Larry had no real medical record. On admission he proudly told everyone that he hadn't seen a doctor in 50 years or more. He lived alone. No family members were listed in his chart. There was rumored to be a distant relative in another state, but calls to that number didn't connect to a person or to voicemail. Larry did have a friend of sorts, someone who lived in his building and took care of his cat. But there was no one to call when Larry entered hospice, and no one to notify that he'd died.
Our instinct is that it's sad for anyone to die alone. Deep in our collective consciousness, I think, is the Hollywood death-bed scene -- the dying person surrounded by loved ones, perhaps dispensing final words of wisdom before taking one last breath and slipping away. I've had dozens of conversations that begin something like, "Doctor, how long? His daughter/grandson/best friend wants to be here at the end, and that person needs to know when to come." I've had family members literally refuse to step out of a patient's room for fear of missing the moment of death. Not long ago, a rabbi told me that he was organizing a prayer group to be present at a patient's dying moment, so he needed as much precision as I could supply. I used to work for a hospice that took pride in its "vigil program," a group of volunteers who'd sit by the bedside so that no one had to be alone during the final hours and minutes.
I've had many private conversations over the years with dying people in which they've shared their fears. Often they're afraid of suffering. They fear for their families' well-being, and sometimes they worry that they've left some piece of interpersonal work undone. But they never tell me they fear dying alone. On the contrary, some have said they were afraid of dying in front of their families. They wanted to spare them the pain of witnessing that final breath.

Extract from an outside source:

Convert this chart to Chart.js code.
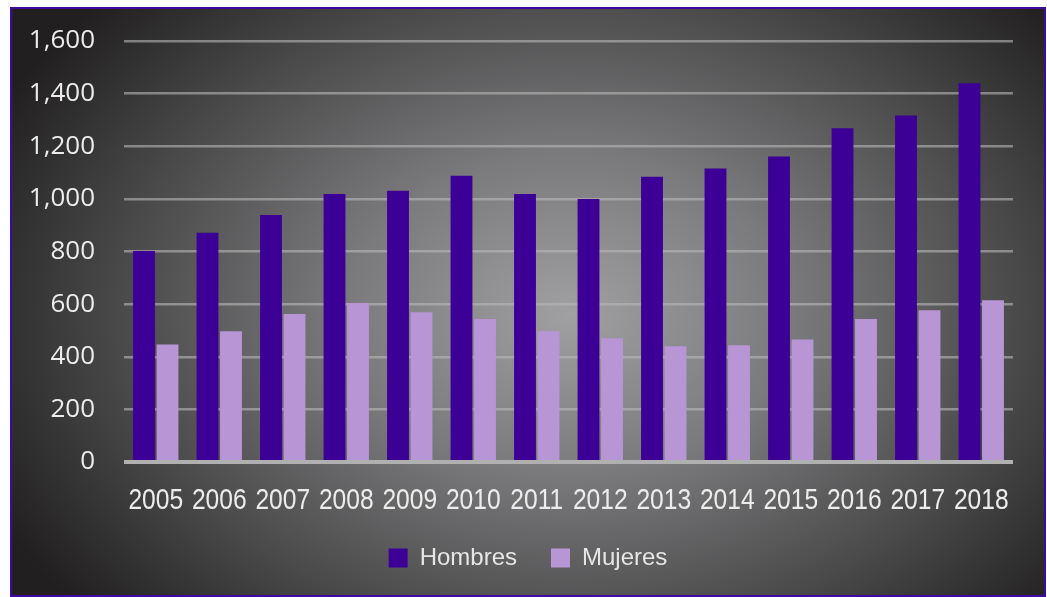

All hospice veterans have seen this: a family sits in vigil with a loved one who seems endlessly suspended between life and death. The family leaves en masse, perhaps to get a bite to eat. And moments after the loved ones exit, the dying person completes the work and the soul detaches from the body. When families express amazement, we tend to offer an interpretation. "She was waiting for you all to leave," we say, "probably because she wanted to protect you from seeing the very end." And this explanation, in my experience, is comforting to families.
So we say that no one should die alone, yet we seem to accept with equanimity when someone we love -- and I hesitate to use this word -- chooses to die alone. It's an odd paradox. Perhaps the dying don't fear dying alone. Perhaps on some level they embrace it. And so perhaps what we ought to say is not that no one should die alone, but that no one should have to because of circumstance or fate.